Since defeating Antonio Margarito for the WBA title in January 2009, Mosley hasn’t looked like a fighter who found the fountain of youth. He hasn’t posted results to suggest so either. He’s 3-4-1 since the Margarito fight and was stopped in 2013 by Anthony Mundine. Two of those three wins came inside the welterweight limit (he’s got that on Duran at least) but so what?

Mosley is matched this weekend for the interim WBA belt against David Avanesyan (21-1-1, 11 KO). The WBA has already ordered that the winner will face the winner of June’s Keith Thurman-Shawn Porter fight. Avanesyan should probably be considered the favorite here. Unbeaten since a decision in his second pro fight, the Russian is only 27. He’s not a talent that jumps off the screen but he does a lot of things well. He works the body, has good fundamentals, and he’s not a seemingly shot 44-year old that used to be “Sugar” in the ring.

That doesn’t mean it’s a given. Anything can happen in boxing and Avanesyan isn’t proven. His rating appears based on the game of paying interim title fees to get a place in line. There is no quality win evidence nor will there be after Saturday. Let’s say the unlikely occurs though. The old veteran could always outfox him. Mosley can still punch a little. And then what? 

Think about the implications.

Who in their right mind would put Mosley anywhere near striking distance of a mandated crack at a young tiger like Thurman or Porter? It’s bad enough when young fighters go looking for ancient names to build bona fides. It’s an ugly part of boxing but also one of its most tried elements.

This isn’t one of those screeds declaring a fighter of ‘x’ age should hang them up. Mosley is a grown man. If he wants, or financially needs, to keep fighting he can make his own choices. Facilitating those choices, as the WBA is here, is another matter.

Ranking Mosley third because he slipped by Pablo Cano in 2013 and an irrelevant Patrick Lopez last year is tough to stomach. Welterweight isn’t a division void of talent. It’s the opposite of that. Even in a world where sanctioning bodies typically don’t rate each other’s champions (Gennady Golovkin excluded), this is farce.

Let’s say Mosley wins? So we get Joppy-Duran redux maybe even with Duran in the corner? In a sport that struggles for legitimacy so often, it’s still hard to fathom the self inflicted wounds by those who purport to govern it.

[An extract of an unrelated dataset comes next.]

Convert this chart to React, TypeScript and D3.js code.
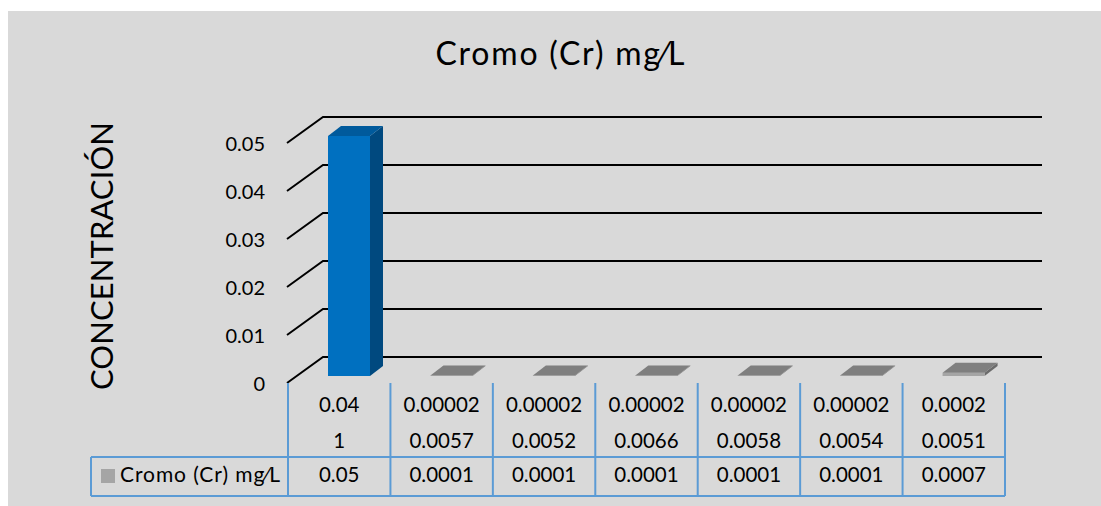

Shane Mosley was a hell of a fighter in his day, even if the evidence tells us he saved his career in the Oscar De La Hoya rematch in part by cheating (see: BALCO). His day passed a long time ago. If he wants to throw leather on the old timer’s circuit, so be it. That he’s being put in the line of fire, by mandate, of younger fighters he has no business fighting is boxing at its worst.